SEC charges two brothers in $60 million Ponzi scam

SEC charges two brothers in $60 million Ponzi scam

By Benson Toti - min read
  • The Securities and Exchange Commission filed charges against Jonathan Adam and Tanner Adam over a $60 million Ponzi scheme.
  • SEC says it received emergecy relief to freeze the brothers’ assets

The US Securities and Exchange Commission announced it charged two brothers over a $60 million Ponzi scheme that impacted more than 80 investors in the US. 

Per the SEC’s press release on Aug. 26, Jonathan Adam and Tanner Adam lured investors with a promise of 13.5% return on their investment every month.

Read more: SEC charges Abra for offering unregistered crypto securities

Defendants lied to investors

The brothers also lied to investors by stating that Jonathan had created a crypto “bot” and that it could identify arbitrage trading opportunities on a crypto trading platform. Other than this, the duo’s project would put investor funds in a lending pool and that “short of a global market meltdown, investor funds were safe.”

In reality, the project was simply a scam targeted at unsuspecting investors. The SEC also pointed out that Jonathan hid his previous conviction on securities fraud from the investors.

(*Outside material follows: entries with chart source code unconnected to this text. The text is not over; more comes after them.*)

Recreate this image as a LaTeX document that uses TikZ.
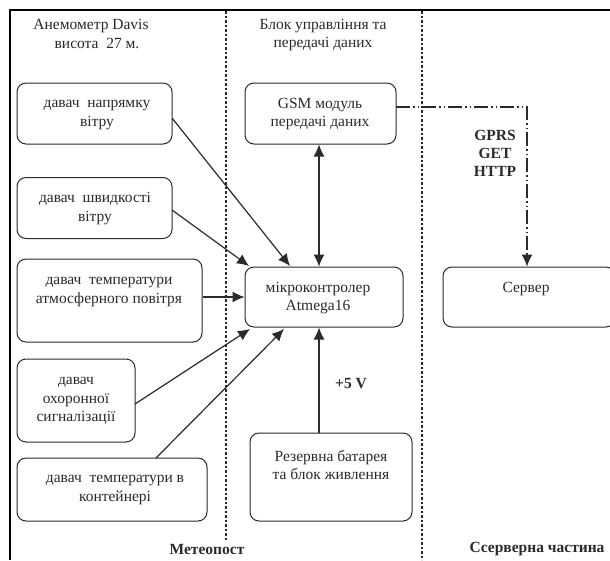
\documentclass[tikz,border=0pt]{standalone}
\usepackage{fontspec}
\setmainfont{Liberation Serif}
\usetikzlibrary{arrows.meta}
\definecolor{ink}{HTML}{2A2A2A}
\tikzset{
 x=1pt,y=-1pt,
 every node/.style={font=\fontsize{15.5}{18}\selectfont,text=ink,align=center,inner sep=0pt},
 blk/.style={draw=ink,line width=1pt,rounded corners=9pt},
 lab/.style={font=\fontsize{15.5}{18.5}\selectfont},
 boldlab/.style={font=\fontsize{15.5}{18}\selectfont\bfseries},
 sep/.style={draw=ink,line width=1.4pt,dash pattern=on 2.5pt off 2pt},
 frameline/.style={draw=black,line width=2.2pt},
 conn/.style={draw=ink,line width=1.2pt,-{Latex[length=12pt,width=11pt]}},
 connb/.style={draw=ink,line width=1.2pt,{Latex[length=12pt,width=11pt]}-{Latex[length=12pt,width=11pt]}},
 connd/.style={draw=ink,line width=1.3pt,dash pattern=on 14pt off 3pt on 1.5pt off 3pt on 1.5pt off 3pt,-{Latex[length=12pt,width=11pt]}}
}
\begin{document}
\begin{tikzpicture}
\useasboundingbox (0,0) rectangle (610,560);
\fill[white] (0,0) rectangle (610,560);
\coordinate (fa) at (610,10);
\coordinate (fb) at (10,10);
\coordinate (fc) at (10,560);
\draw[frameline] (fa) -- (fb) -- (fc);
\coordinate (s1a) at (226,11);
\coordinate (s1b) at (226,540);
\coordinate (s2a) at (422,11);
\coordinate (s2b) at (422,560);
\draw[sep] (s1a) -- (s1b);
\draw[sep] (s2a) -- (s2b);

\node[blk,minimum width=155pt,minimum height=61pt] (b1) at (94.5,113.5) {};
\node[lab] (b1t) at (97,115) {давач\ \ напрямку\\вітру};
\node[blk,minimum width=155pt,minimum height=61pt] (b2) at (94.5,208) {};
\node[lab] (b2t) at (95,208.5) {давач\ \ швидкості\\вітру};
\node[blk,minimum width=185pt,minimum height=83pt] (b3) at (109.5,300.5) {};
\node[lab] (b3t) at (109,292) {давач\ \ температури\\атмосферного повітря};
\node[blk,minimum width=118pt,minimum height=83pt] (b4) at (76,400.5) {};
\node[lab] (b4t) at (76,401) {давач\\охоронної\\сигналізації};
\node[blk,minimum width=190pt,minimum height=63pt] (b5) at (112,489.5) {};
\node[lab] (b5t) at (115,490) {давач\ \ температури в\\контейнері};
\node[blk,minimum width=151pt,minimum height=61pt] (gsm) at (320.5,113.5) {};
\node[lab] (gsmt) at (320,114) {GSM модуль\\передачі даних};
\node[blk,minimum width=158pt,minimum height=60pt] (mcu) at (324,297) {};
\node[lab] (mcut) at (318,298) {мікроконтролер\\Atmega16};
\node[blk,minimum width=162pt,minimum height=88pt] (bat) at (331,477) {};
\node[lab] (batt) at (331,465) {Резервна батарея\\та блок живлення};
\node[blk,minimum width=172pt,minimum height=60pt] (srv) at (529,297) {};
\node[lab] (srvt) at (526,289) {Сервер};

\node[lab] (t1) at (91,34) {Анемометр Davis\\\hspace*{12pt}висота\ \ 27 м.};
\node[lab] (t2) at (323,35) {Блок управління та\\передачі даних};
\node[boldlab] (t3) at (207,549) {Метеопост};
\node[boldlab] (t4) at (537,549) {Ссерверна частина};
\node[boldlab] (t5) at (495,153) {GPRS\\GET\\HTTP};
\node[boldlab] (t6) at (351,384) {+5 V};

\coordinate (c1) at (290,266);
\coordinate (c2) at (249,266);
\coordinate (c4) at (250,329);
\coordinate (c5) at (284,329);
\coordinate (e1) at (172,118);
\coordinate (e2) at (172,210);
\coordinate (e4) at (135,404);
\coordinate (e5) at (156,458);
\draw[conn] (e1) -- (c1);
\draw[conn] (e2) -- (c2);
\draw[conn] (b3.east |- mcu.west) -- (mcu.west);
\draw[conn] (e4) -- (c4);
\draw[conn] (e5) -- (c5);
\coordinate (g1) at (319,144.5);
\coordinate (m1) at (319,266.5);
\draw[connb] (g1) -- (m1);
\coordinate (m2) at (319,327.5);
\coordinate (p1) at (319,433);
\draw[conn] (p1) -- (m2);
\coordinate (gd) at (396,107);
\coordinate (cd) at (527,107);
\coordinate (sd) at (527,266.5);
\draw[connd] (gd) -- (cd) -- (sd);
\end{tikzpicture}
\end{document}
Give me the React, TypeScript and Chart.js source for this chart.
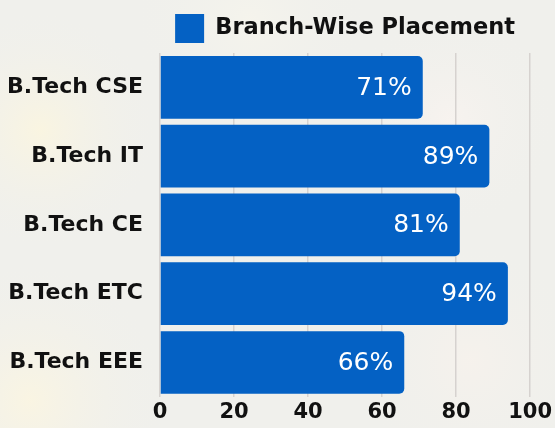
import React, { useEffect, useRef } from "react";
import { Chart, registerables } from "chart.js";

Chart.register(...registerables);

const categories = ["B.Tech CSE", "B.Tech IT", "B.Tech CE", "B.Tech ETC", "B.Tech EEE"];
const placementValues = [71, 89, 81, 94, 66];
const seriesLabel = "Branch-Wise Placement";
const xMin = 0;
const xMax = 100;
const xStep = 20;

const FONT = "'DejaVu Sans', 'Open Sans', sans-serif";
const BAR_COLOR = "#0461c4";

const bgPlugin = {
  id: "bgPlugin",
  beforeDraw(chart: any) {
    const { ctx, width, height } = chart;
    ctx.save();
    ctx.fillStyle = "#f0f0ec";
    ctx.fillRect(0, 0, width, height);
    const spots = [
      [40, 130, 120, "rgba(252,246,222,0.8)"],
      [30, 400, 140, "rgba(252,246,224,0.8)"],
      [470, 360, 120, "rgba(248,242,236,0.7)"],
      [450, 120, 110, "rgba(250,244,240,0.7)"],
      [250, 20, 120, "rgba(248,246,236,0.6)"],
    ] as any[];
    for (const [x, y, r, c] of spots) {
      const g = ctx.createRadialGradient(x, y, 0, x, y, r);
      g.addColorStop(0, c);
      g.addColorStop(1, "rgba(240,240,236,0)");
      ctx.fillStyle = g;
      ctx.fillRect(0, 0, width, height);
    }
    ctx.restore();
  },
};

const labelPlugin = {
  id: "labelPlugin",
  afterDatasetsDraw(chart: any) {
    const { ctx } = chart;
    const meta = chart.getDatasetMeta(0);
    ctx.save();
    ctx.fillStyle = "#ffffff";
    ctx.font = `400 25px ${FONT}`;
    ctx.textAlign = "right";
    ctx.textBaseline = "middle";
    meta.data.forEach((bar: any, i: number) => {
      ctx.fillText(`${placementValues[i]}%`, bar.x - 11, bar.y + 1);
    });
    ctx.restore();
  },
};

export default function App() {
  const ref = useRef<HTMLCanvasElement>(null);
  useEffect(() => {
    if (!ref.current) return;
    const chart = new Chart(ref.current, {
      type: "bar",
      data: {
        labels: categories,
        datasets: [
          {
            label: seriesLabel,
            data: placementValues,
            backgroundColor: BAR_COLOR,
            borderColor: BAR_COLOR,
            borderWidth: 0,
            borderRadius: 5,
            borderSkipped: "start",
            categoryPercentage: 1,
            barPercentage: 0.91,
          },
        ],
      },
      options: {
        indexAxis: "y",
        responsive: false,
        animation: false,
        layout: { padding: { left: 8, right: 2, top: 3, bottom: 0 } },
        plugins: {
          legend: {
            display: true,
            position: "top",
            fullSize: false,
            labels: {
              boxWidth: 29,
              boxHeight: 29,
              padding: 11,
              color: "#111111",
              font: { family: FONT, size: 22.5, weight: "bold" as any },
            },
          },
          tooltip: { enabled: false },
        },
        scales: {
          x: {
            min: xMin,
            max: xMax,
            ticks: {
              stepSize: xStep,
              color: "#111111",
              padding: 3,
              font: { family: FONT, size: 21, weight: "bold" as any },
            },
            grid: { color: "#d6d2cf", drawTicks: false, lineWidth: 1.5 },
            border: { display: false },
          },
          y: {
            afterFit(scale: any) {
              scale.width = 152;
            },
            ticks: {
              color: "#111111",
              padding: 17,
              font: { family: FONT, size: 22, weight: "bold" as any },
            },
            grid: { display: false, drawTicks: false },
            border: { display: false },
          },
        },
      },
      plugins: [bgPlugin, labelPlugin],
    });
    return () => chart.destroy();
  }, []);
  return (
    <div style={{ position: "fixed", left: 0, top: 0, width: 555, height: 428 }}>
      <canvas ref={ref} width={555} height={428} />
    </div>
  );
}
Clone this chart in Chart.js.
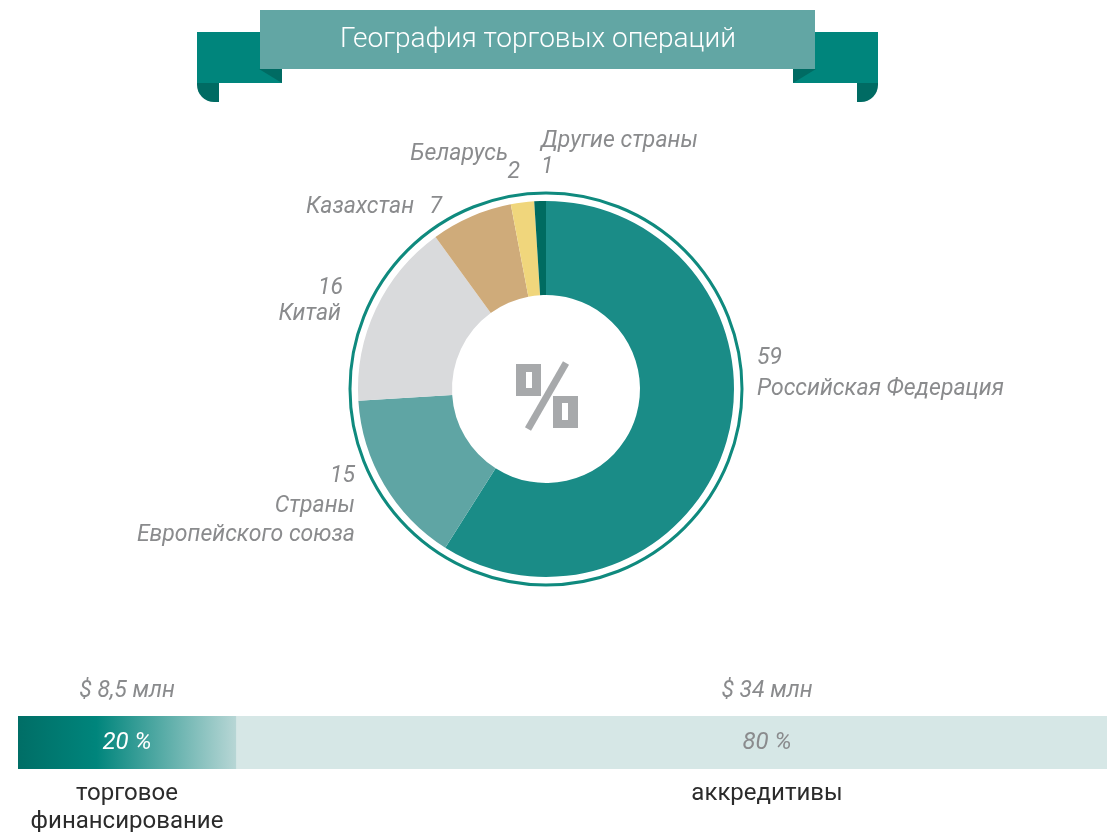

Jonathan and Tanner used investor funds to pay alleged monthly returns and splashed millions of dollars on their personal endeavours. These include down payment and instalment on a $30 million condominium in Miami and $480,000 on luxury cars.

On Monday, the SEC announced it had obtained emergency relief allowing it to freeze the two brothers’ assets.

The regulator’s complaint, filed at the US District Court for the Northern District of Georgia, also charged the brothers’ companies GCZ Global and Triten Financial Group over anti-fraud violations of federal securities laws. According to the SEC, the brothers did not object to the asset freeze.

Meanwhile, the agency seeks a permanent injunction against Jonathan and Tanner, as well as disgorgement of all ill-gotten gains and civil penalties.